▸ Problem to solve:
Omit all pictures, then retype the data exactly as given.
·····
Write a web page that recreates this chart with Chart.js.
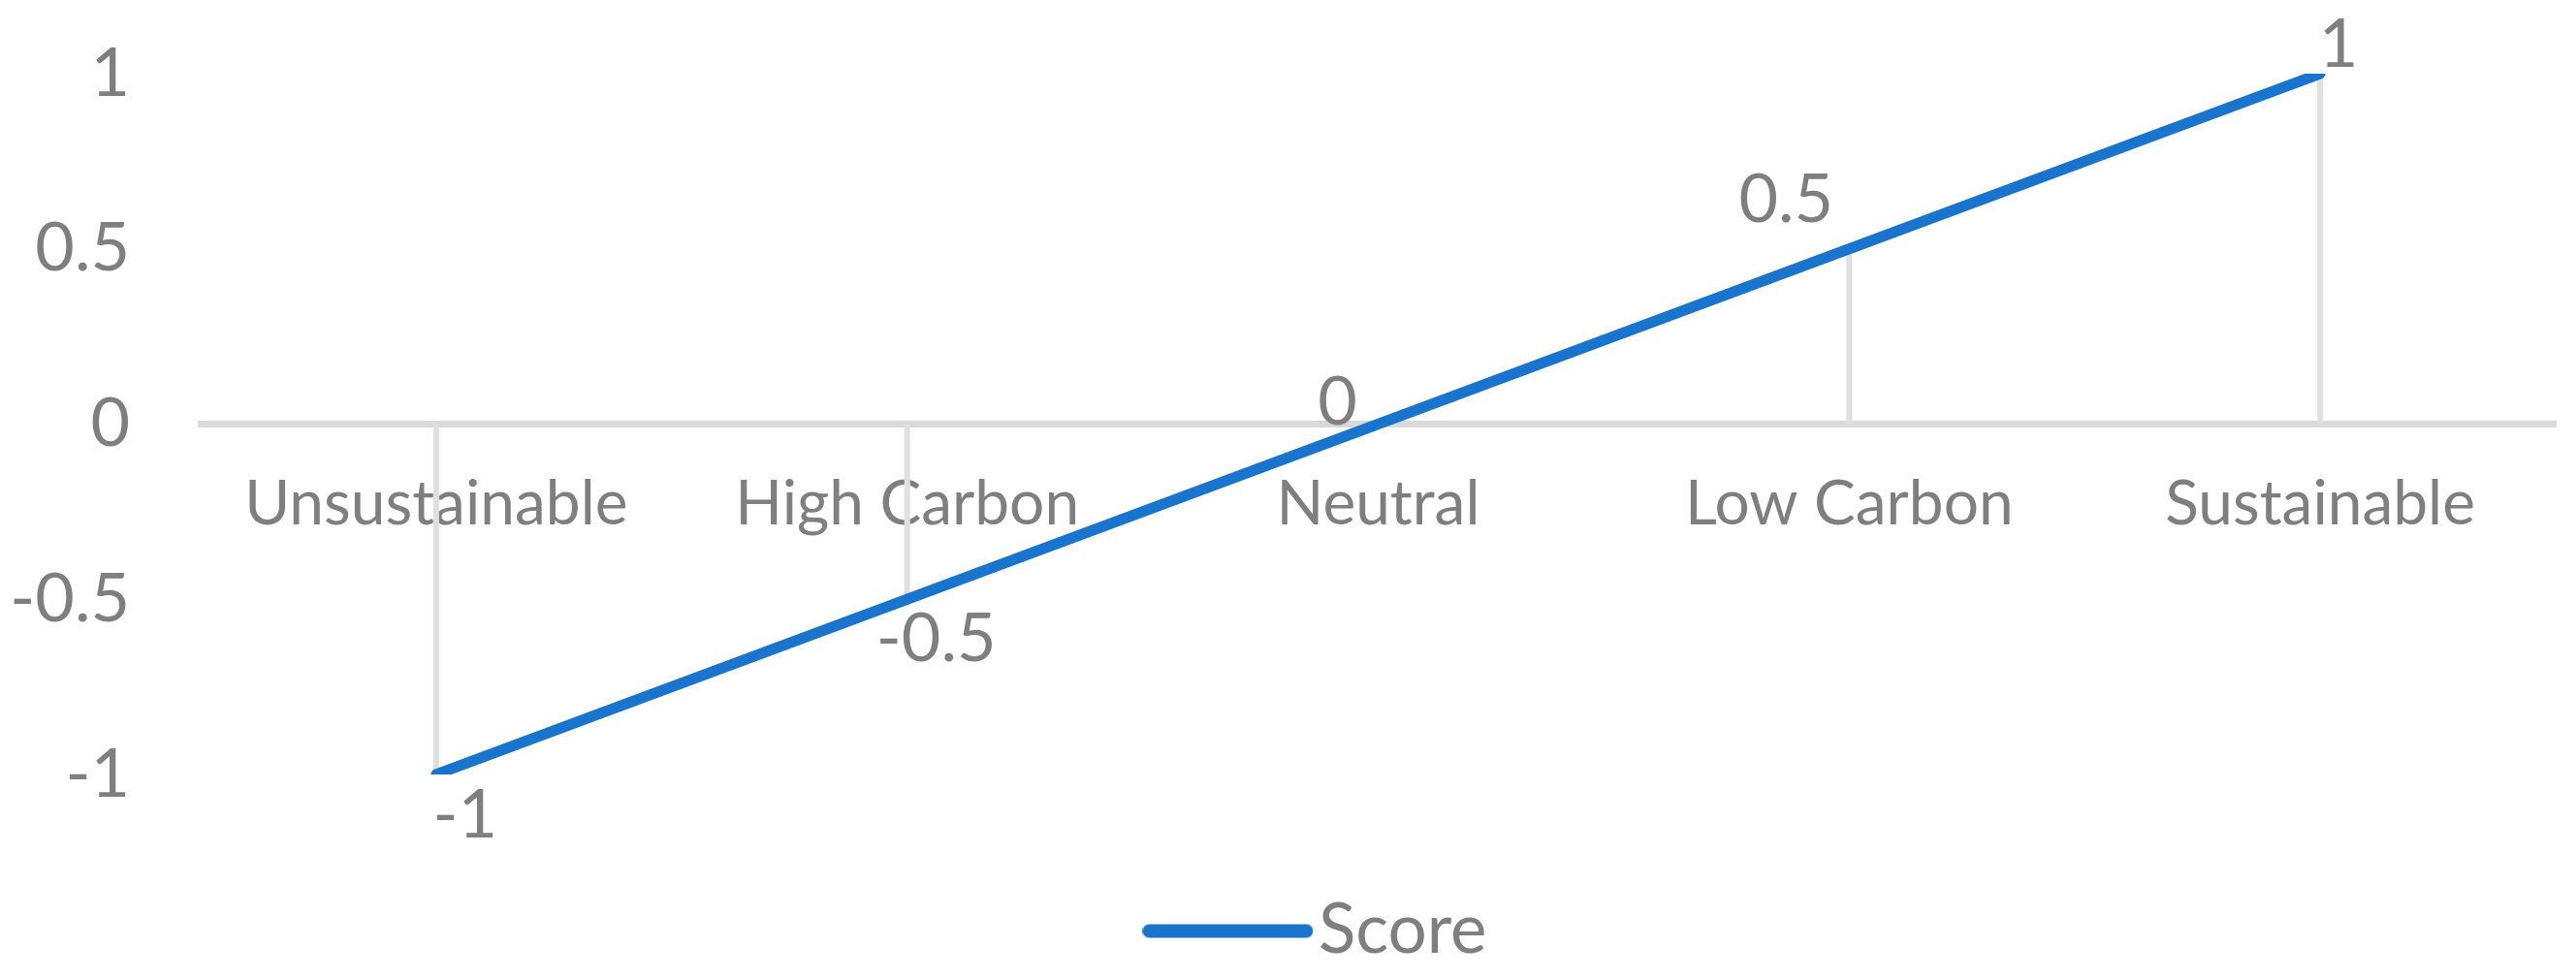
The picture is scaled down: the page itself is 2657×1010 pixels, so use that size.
<!DOCTYPE html>
<html>
<head>
<meta charset="utf-8">
<script src="https://cdn.jsdelivr.net/npm/chart.js@4.4.1/dist/chart.umd.min.js"></script>
<style>
  html, body { margin:0; padding:0; background:#fff; }
  #wrap { width:2657px; height:1010px; }
</style>
</head>
<body>
<div id="wrap"><canvas id="scoreChart"></canvas></div>
<script>
  const categories = ['Unsustainable', 'High Carbon', 'Neutral', 'Low Carbon', 'Sustainable'];
  const scores = [-1, -0.5, 0, 0.5, 1];
  const yTicks = [-1, -0.5, 0, 0.5, 1];

  const textGrey = '#7f7f7f';
  const lineBlue = '#1874cd';
  const fontFamily = 'Lato, "Open Sans", sans-serif';
  const catFont = 64;
  const numFont = 70;
  const legendFont = 71;

  // where each value label sits relative to its point
  const labelNudge = [[30, 42], [30, 41], [-42, -22], [-65, -50], [19, -30]];

  // legend swatch: thick rounded line, drawn on a small canvas
  const swatch = document.createElement('canvas');
  swatch.width = 176; swatch.height = 16;
  (function () {
    const c = swatch.getContext('2d');
    c.strokeStyle = lineBlue; c.lineWidth = 14; c.lineCap = 'round';
    c.beginPath(); c.moveTo(7, 8); c.lineTo(169, 8); c.stroke();
  })();

  // excel style drop lines down (or up) to the zero axis
  const dropLines = {
    id: 'dropLines',
    beforeDatasetsDraw(chart) {
      const ctx = chart.ctx;
      const y0 = chart.scales.y.getPixelForValue(0);
      ctx.save();
      ctx.strokeStyle = '#e0e0e0';
      ctx.lineWidth = 6;
      chart.getDatasetMeta(0).data.forEach(pt => {
        ctx.beginPath();
        ctx.moveTo(pt.x, pt.y);
        ctx.lineTo(pt.x, y0);
        ctx.stroke();
      });
      ctx.restore();
    }
  };

  const valueLabels = {
    id: 'valueLabels',
    afterDatasetsDraw(chart) {
      const ctx = chart.ctx;
      ctx.save();
      ctx.fillStyle = textGrey;
      ctx.font = numFont + 'px ' + fontFamily;
      ctx.textAlign = 'center';
      ctx.textBaseline = 'middle';
      chart.getDatasetMeta(0).data.forEach((pt, i) => {
        const [dx, dy] = labelNudge[i];
        ctx.fillText(String(scores[i]), pt.x + dx, pt.y + dy);
      });
      ctx.restore();
    }
  };

  // legend sits a bit right of the canvas centre
  const legendShift = {
    id: 'legendShift',
    afterLayout(chart) {
      chart.legend.left += 53;
      chart.legend.right += 53;
    }
  };

  new Chart(document.getElementById('scoreChart').getContext('2d'), {
    type: 'line',
    data: {
      labels: categories,
      datasets: [
        { label: 'Score', data: scores, borderColor: lineBlue, backgroundColor: lineBlue, borderWidth: 11,
          borderCapStyle: 'round', pointRadius: 0, tension: 0, fill: false }
      ]
    },
    options: {
      responsive: true, maintainAspectRatio: false, animation: false,
      layout: { padding: { left: 0, right: 21, top: 76, bottom: 4 } },
      plugins: {
        legend: {
          position: 'bottom',
          labels: { usePointStyle: true, pointStyle: swatch, pointStyleWidth: 116, color: textGrey,
                    font: { family: fontFamily, size: legendFont }, padding: 126 }
        },
        tooltip: { enabled: false }
      },
      scales: {
        x: {
          type: 'category', position: { y: 0 }, offset: true,
          grid: { display: false, drawTicks: false },
          border: { color: '#d9d9d9', width: 7 },
          ticks: { color: textGrey, font: { family: fontFamily, size: catFont }, padding: 44 }
        },
        y: {
          min: -1, max: 1,
          grid: { display: false, drawTicks: false },
          border: { display: false },
          afterBuildTicks: s => { s.ticks = yTicks.map(v => ({ value: v })); },
          afterFit: s => { s.width = 207; s.paddingTop = 0; s.paddingBottom = 0; },
          ticks: { color: textGrey, font: { family: fontFamily, size: numFont }, padding: 73,
                   callback: v => String(v) }
        }
      }
    },
    plugins: [dropLines, valueLabels, legendShift]
  });
</script>
</body>
</html>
·····
▸ Task result:
Write a web page that recreates this chart with Chart.js.
The picture is scaled down: the page itself is 2657×1010 pixels, so use that size.
<!DOCTYPE html>
<html>
<head>
<meta charset="utf-8">
<script src="https://cdn.jsdelivr.net/npm/chart.js@4.4.1/dist/chart.umd.min.js"></script>
<style>
  html, body { margin:0; padding:0; background:#fff; }
  #wrap { width:2657px; height:1010px; }
</style>
</head>
<body>
<div id="wrap"><canvas id="scoreChart"></canvas></div>
<script>
  const categories = ['Unsustainable', 'High Carbon', 'Neutral', 'Low Carbon', 'Sustainable'];
  const scores = [-1, -0.5, 0, 0.5, 1];
  const yTicks = [-1, -0.5, 0, 0.5, 1];

  const textGrey = '#7f7f7f';
  const lineBlue = '#1874cd';
  const fontFamily = 'Lato, "Open Sans", sans-serif';
  const catFont = 64;
  const numFont = 70;
  const legendFont = 71;

  // where each value label sits relative to its point
  const labelNudge = [[30, 42], [30, 41], [-42, -22], [-65, -50], [19, -30]];

  // legend swatch: thick rounded line, drawn on a small canvas
  const swatch = document.createElement('canvas');
  swatch.width = 176; swatch.height = 16;
  (function () {
    const c = swatch.getContext('2d');
    c.strokeStyle = lineBlue; c.lineWidth = 14; c.lineCap = 'round';
    c.beginPath(); c.moveTo(7, 8); c.lineTo(169, 8); c.stroke();
  })();

  // excel style drop lines down (or up) to the zero axis
  const dropLines = {
    id: 'dropLines',
    beforeDatasetsDraw(chart) {
      const ctx = chart.ctx;
      const y0 = chart.scales.y.getPixelForValue(0);
      ctx.save();
      ctx.strokeStyle = '#e0e0e0';
      ctx.lineWidth = 6;
      chart.getDatasetMeta(0).data.forEach(pt => {
        ctx.beginPath();
        ctx.moveTo(pt.x, pt.y);
        ctx.lineTo(pt.x, y0);
        ctx.stroke();
      });
      ctx.restore();
    }
  };

  const valueLabels = {
    id: 'valueLabels',
    afterDatasetsDraw(chart) {
      const ctx = chart.ctx;
      ctx.save();
      ctx.fillStyle = textGrey;
      ctx.font = numFont + 'px ' + fontFamily;
      ctx.textAlign = 'center';
      ctx.textBaseline = 'middle';
      chart.getDatasetMeta(0).data.forEach((pt, i) => {
        const [dx, dy] = labelNudge[i];
        ctx.fillText(String(scores[i]), pt.x + dx, pt.y + dy);
      });
      ctx.restore();
    }
  };

  // legend sits a bit right of the canvas centre
  const legendShift = {
    id: 'legendShift',
    afterLayout(chart) {
      chart.legend.left += 53;
      chart.legend.right += 53;
    }
  };

  new Chart(document.getElementById('scoreChart').getContext('2d'), {
    type: 'line',
    data: {
      labels: categories,
      datasets: [
        { label: 'Score', data: scores, borderColor: lineBlue, backgroundColor: lineBlue, borderWidth: 11,
          borderCapStyle: 'round', pointRadius: 0, tension: 0, fill: false }
      ]
    },
    options: {
      responsive: true, maintainAspectRatio: false, animation: false,
      layout: { padding: { left: 0, right: 21, top: 76, bottom: 4 } },
      plugins: {
        legend: {
          position: 'bottom',
          labels: { usePointStyle: true, pointStyle: swatch, pointStyleWidth: 116, color: textGrey,
                    font: { family: fontFamily, size: legendFont }, padding: 126 }
        },
        tooltip: { enabled: false }
      },
      scales: {
        x: {
          type: 'category', position: { y: 0 }, offset: true,
          grid: { display: false, drawTicks: false },
          border: { color: '#d9d9d9', width: 7 },
          ticks: { color: textGrey, font: { family: fontFamily, size: catFont }, padding: 44 }
        },
        y: {
          min: -1, max: 1,
          grid: { display: false, drawTicks: false },
          border: { display: false },
          afterBuildTicks: s => { s.ticks = yTicks.map(v => ({ value: v })); },
          afterFit: s => { s.width = 207; s.paddingTop = 0; s.paddingBottom = 0; },
          ticks: { color: textGrey, font: { family: fontFamily, size: numFont }, padding: 73,
                   callback: v => String(v) }
        }
      }
    },
    plugins: [dropLines, valueLabels, legendShift]
  });
</script>
</body>
</html>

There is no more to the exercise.